One wonders whether these bitter experiences had anything to do with the
interminable bleakness and despair that seemed to pervade Roth’s later novels. American
Pastoral was followed by I Married A Communist, another acclaimed
novel narrated by Nathan Zukerman, this time about Ira Ringold. Viewed along
with American
Pastoral and Human Stain (which came out after
it), I
Married A Communist is often considered as one of the trilogy in which
Roth depicted post Second World War history of Jewish men (majority of Roth’s
novels have male protagonists) in America, particularly in New Jersey and
Newark, with the backdrop of socio-political changes taking place in that
country. When I first read American Pastoral, the story of the
tragic life of Seymour Levov, destroyed by the folly of his daughter, who sets
off a bomb in 1968 to protest the Vietnam war (and, later in the novel, becomes
a Jain, a little-known religion in India, often mistaken to be a sect of Hinduism),
I did not really know what to make of it. I could see that it was a remarkable
book, with the riveting backdrop of the social upheaval in America in the 1960s
and 1970s. But I did not like it. This was also the first Roth book I had read
in which humour was completely absent. I Married A Communist confirmed for
me, sadly, what I had suspected when I’d read American Pastoral: Roth
was taking a long hiatus from humour, prurience and libidinousness (he did not
return to it till the end). I liked I Married A Communist more than American
Pastoral and the slightly unconvincing The Human Stain. Some reviewers
said that Eva Frame, the wife of Ira Ringold in I Married A Communist, was
a barely disguised (and not very flattering) portrait of Clair Bloom from whom
Roth was divorced a few years earlier. If that were the case, then Roth’s
portrait of his ex-wife was, all said and done, sympathetic, I thought
(although Eva Frame destroys Ira Ringold).
When Roth was awarded the International Man Booker Prize in
2011, in a display of arresting churlishness, mean-spiritedness, and petty-mindedness,
Carmen Callil, the founder of the Virago Press and one of the judges on the
panel, resigned in protest (she disagreed vehemently with the choice of Philip
Roth, but was overruled by the other two judges on the panel), and, on the day
the award was announced, wrote a dyspeptic article in The Guardian, in which
she animadverted Roth’s fiction. Roth, she put it to the readers of The
Guardian, wrote only about himself. Or something to that effect. Callil
was not the first one to level this accusation at Roth. Many of Roth’s novels, particularly
the early ones are autobiographical. Indeed, Zukerman Bound was
described by Martin Amis, somewhat tongue-in-cheek, as an autobiographical
novel about an autobiographical novel. Outside of the personal experiences,
Roth mainly wrote about post Second World War Jewish men in America, tormented
by several matters including but not limited to their libidos.

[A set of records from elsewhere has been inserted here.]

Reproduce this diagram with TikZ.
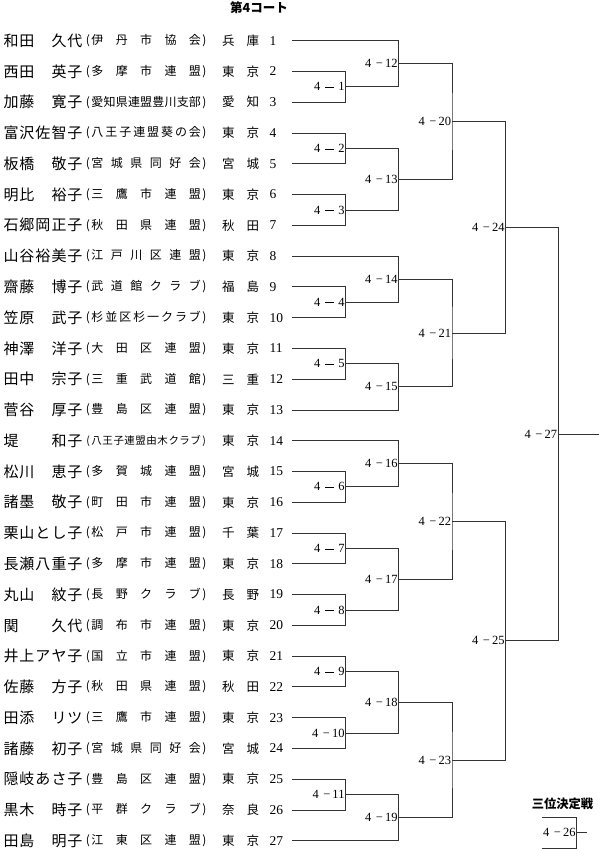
\documentclass[tikz,border=0pt]{standalone}
\usepackage{fontspec}
\setmainfont{Liberation Serif}
\newfontfamily\jp{Noto Sans CJK JP}
\usetikzlibrary{calc}
\makeatletter
\newcommand\spreadchars[2]{\hbox to #1{\let\my@sep\relax\@tfor\my@c:=#2\do{\my@sep\my@c\let\my@sep\hfil}}}
\makeatother
\newcommand\cells[5]{\makebox[16pt]{#1}\makebox[16pt]{#2}\makebox[16pt]{#3}\makebox[16pt]{#4}\makebox[16pt]{#5}}
\newcommand\prefbox[2]{\hbox to 37pt{#1\hfil#2}}
\newcommand\mlab[1]{\ifnum#1<10 4\hspace{5pt}\rule[3.4pt]{9pt}{0.6pt}\hspace{4pt}#1\hspace{2pt}\else 4\hspace{4.5pt}−\hspace{2pt}#1\fi}
\tikzset{
 txt/.style={inner sep=0pt, outer sep=0pt},
 nm/.style={txt, anchor=west, font=\jp\fontsize{15}{15}\selectfont},
 clubnode/.style={txt, anchor=west, font=\jp},
 pf/.style={txt, anchor=west, font=\jp\fontsize{12.5}{12.5}\selectfont},
 num/.style={txt, anchor=west, font=\fontsize{13.5}{13.5}\selectfont},
 lbl/.style={txt, anchor=east, font=\fontsize{12.5}{12.5}\selectfont},
 head/.style={txt, font=\jp\bfseries\fontsize{12.5}{12.5}\selectfont},
 br/.style={line width=0.8pt, draw=black!80},
}
\newcommand\prow[5][12]{%
 \pgfmathsetmacro\ry{40.7+(#2-1)*30.77}
 \coordinate (p#2) at (292,\ry);
 \node[nm] (n#2) at (3,\ry) {\cells#3};
 \node[clubnode] (c#2) at (91.5,\ry) {\fontsize{#1}{#1}\selectfont\llap{(\kern1.5pt}\spreadchars{109.5pt}{#4}\rlap{\kern1.5pt)}};
 \node[pf] (f#2) at (222,\ry) {\prefbox#5};
 \node[num] (d#2) at (269.5,\ry) {#2};
}
\begin{document}
\begin{tikzpicture}[x=1pt,y=-1pt]
\fill[white] (0,0) rectangle (600,850);
\useasboundingbox (0,0) rectangle (600,850);
\node[head] (title) at (259,8) {第4コート};
\prow{1}{{和}{田}{}{久}{代}}{伊丹市協会}{{兵}{庫}}
\prow{2}{{西}{田}{}{英}{子}}{多摩市連盟}{{東}{京}}
\prow{3}{{加}{藤}{}{寛}{子}}{愛知県連盟豊川支部}{{愛}{知}}
\prow{4}{{富}{沢}{佐}{智}{子}}{八王子連盟葵の会}{{東}{京}}
\prow{5}{{板}{橋}{}{敬}{子}}{宮城県同好会}{{宮}{城}}
\prow{6}{{明}{比}{}{裕}{子}}{三鷹市連盟}{{東}{京}}
\prow{7}{{石}{郷}{岡}{正}{子}}{秋田県連盟}{{秋}{田}}
\prow{8}{{山}{谷}{裕}{美}{子}}{江戸川区連盟}{{東}{京}}
\prow{9}{{齋}{藤}{}{博}{子}}{武道館クラブ}{{福}{島}}
\prow{10}{{笠}{原}{}{武}{子}}{杉並区杉一クラブ}{{東}{京}}
\prow{11}{{神}{澤}{}{洋}{子}}{大田区連盟}{{東}{京}}
\prow{12}{{田}{中}{}{宗}{子}}{三重武道館}{{三}{重}}
\prow{13}{{菅}{谷}{}{厚}{子}}{豊島区連盟}{{東}{京}}
\prow[10.5]{14}{{堤}{}{}{和}{子}}{八王子連盟由木クラブ}{{東}{京}}
\prow{15}{{松}{川}{}{恵}{子}}{多賀城連盟}{{宮}{城}}
\prow{16}{{諸}{墨}{}{敬}{子}}{町田市連盟}{{東}{京}}
\prow{17}{{栗}{山}{と}{し}{子}}{松戸市連盟}{{千}{葉}}
\prow{18}{{長}{瀬}{八}{重}{子}}{多摩市連盟}{{東}{京}}
\prow{19}{{丸}{山}{}{紋}{子}}{長野クラブ}{{長}{野}}
\prow{20}{{関}{}{}{久}{代}}{調布市連盟}{{東}{京}}
\prow{21}{{井}{上}{ア}{ヤ}{子}}{国立市連盟}{{東}{京}}
\prow{22}{{佐}{藤}{}{方}{子}}{秋田県連盟}{{秋}{田}}
\prow{23}{{田}{添}{}{リ}{ツ}}{三鷹市連盟}{{東}{京}}
\prow{24}{{諸}{藤}{}{初}{子}}{宮城県同好会}{{宮}{城}}
\prow{25}{{隠}{岐}{あ}{さ}{子}}{豊島区連盟}{{東}{京}}
\prow{26}{{黒}{木}{}{時}{子}}{平群クラブ}{{奈}{良}}
\prow{27}{{田}{島}{}{明}{子}}{江東区連盟}{{東}{京}}
% match points
\coordinate (m1) at (345.5,86.86);
\coordinate (m2) at (345.5,148.40);
\coordinate (m3) at (345.5,209.94);
\coordinate (m4) at (345.5,302.25);
\coordinate (m5) at (345.5,363.79);
\coordinate (m6) at (345.5,486.87);
\coordinate (m7) at (345.5,548.41);
\coordinate (m8) at (345.5,609.95);
\coordinate (m9) at (345.5,671.49);
\coordinate (m10) at (345.5,733.03);
\coordinate (m11) at (345.5,794.57);
\coordinate (m12) at (398.5,63.78);
\coordinate (m13) at (398.5,179.17);
\coordinate (m14) at (398.5,279.17);
\coordinate (m15) at (398.5,386.86);
\coordinate (m16) at (398.5,463.79);
\coordinate (m17) at (398.5,579.18);
\coordinate (m18) at (398.5,702.26);
\coordinate (m19) at (398.5,817.64);
\coordinate (m20) at (452,121.47);
\coordinate (m21) at (452,333.02);
\coordinate (m22) at (452,521.48);
\coordinate (m23) at (452,759.95);
\coordinate (m24) at (505.5,227.24);
\coordinate (m25) at (505.5,640.72);
\coordinate (m27) at (558,433.98);
\coordinate (out) at (599,433.98);
% round 1
\draw[br] (p2) -| (m1) |- (p3);
\draw[br] (p4) -| (m2) |- (p5);
\draw[br] (p6) -| (m3) |- (p7);
\draw[br] (p9) -| (m4) |- (p10);
\draw[br] (p11) -| (m5) |- (p12);
\draw[br] (p15) -| (m6) |- (p16);
\draw[br] (p17) -| (m7) |- (p18);
\draw[br] (p19) -| (m8) |- (p20);
\draw[br] (p21) -| (m9) |- (p22);
\draw[br] (p23) -| (m10) |- (p24);
\draw[br] (p25) -| (m11) |- (p26);
% round 2
\draw[br] (p1) -| (m12) |- (m1);
\draw[br] (m2) -| (m13) |- (m3);
\draw[br] (p8) -| (m14) |- (m4);
\draw[br] (m5) -| (m15) |- (p13);
\draw[br] (p14) -| (m16) |- (m6);
\draw[br] (m7) -| (m17) |- (m8);
\draw[br] (m9) -| (m18) |- (m10);
\draw[br] (m11) -| (m19) |- (p27);
% round 3
\draw[br] (m12) -| (m20) |- (m13);
\draw[br] (m14) -| (m21) |- (m15);
\draw[br] (m16) -| (m22) |- (m17);
\draw[br] (m18) -| (m23) |- (m19);
% round 4 and final
\draw[br] (m20) -| (m24) |- (m21);
\draw[br] (m22) -| (m25) |- (m23);
\draw[br] (m24) -| (m27) |- (m25);
\draw[br] (m27) -- (out);
% labels
\foreach \k in {1,...,25,27}{
  \node[lbl] (L\k) at ([xshift=-1pt]m\k) {\mlab{\k}};
}
% third place
\node[head, font=\jp\bfseries\fontsize{12.3}{12.3}\selectfont] (third) at (562.5,804) {三位決定戦};
\coordinate (t26) at (541.5,817);
\coordinate (b26) at (541.5,848);
\coordinate (m26) at (576.5,832.5);
\coordinate (o26) at (587,832.5);
\draw[br] (t26) -| (m26) |- (b26);
\draw[br] (m26) -- (o26);
\node[lbl] (L26) at ([xshift=-1pt]m26) {\mlab{26}};
\end{tikzpicture}
\end{document}
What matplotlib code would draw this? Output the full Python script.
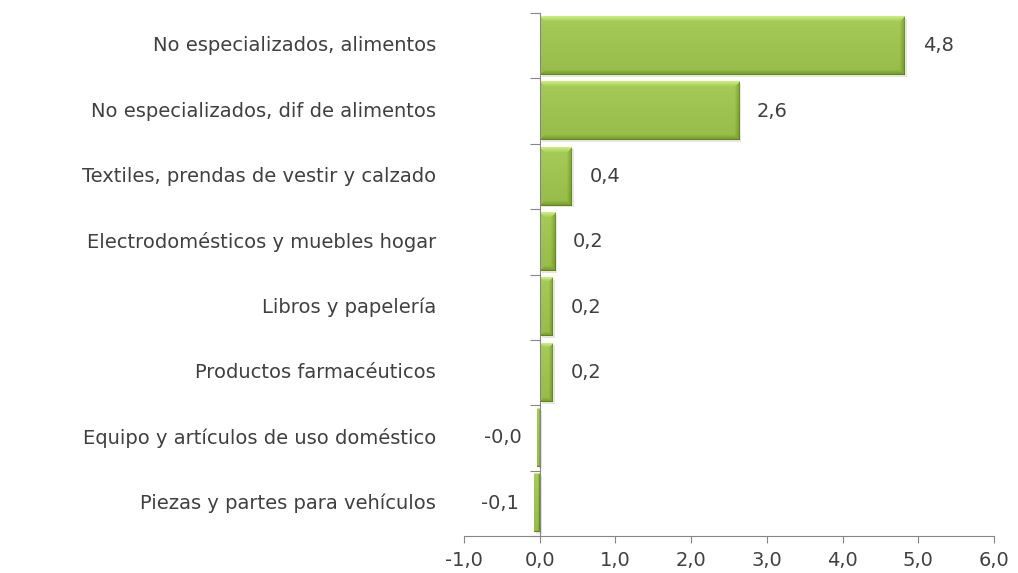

That is as may
be. To me, Roth wrote brilliantly. He was a master at creating a kind of quiet
hysteria which sucked the reader in. Afterwards (as in Humbling and Nemesis)
the reader might wonder ‘was that it?’ or ‘what was all the fuss about?’. But
not while they were reading the novel. Even when, to my disappointment, the
humour went AWOL from Roth’s novels, with very few exceptions, I never found
his novels less than riveting.
Philip Roth won many prestigious literary awards in his career,
but not the Nobel. I have no doubt in my mind that Roth was overlooked (as was
John Updike, whom I rate slightly lower than Roth) because of the anti-American
bias in the Nobel committee for more than a decade, beginning in the 1990s. For
more than twenty-five years, during this period, not a single American author
was awarded the Nobel, while European writers and poets, who were not known
outside of their buildings, struck lucky.
Philip Roth was a great writer. A literary giant. His novels
brought joy to my life. In her article in The Guardian in 2011, Carmen Callil
predicted that no one would read Philip Roth in forty years. I think Callil could
not be more wrong. Fifty years from now Roth would still be read and his work would
continue to enthral future generations of readers.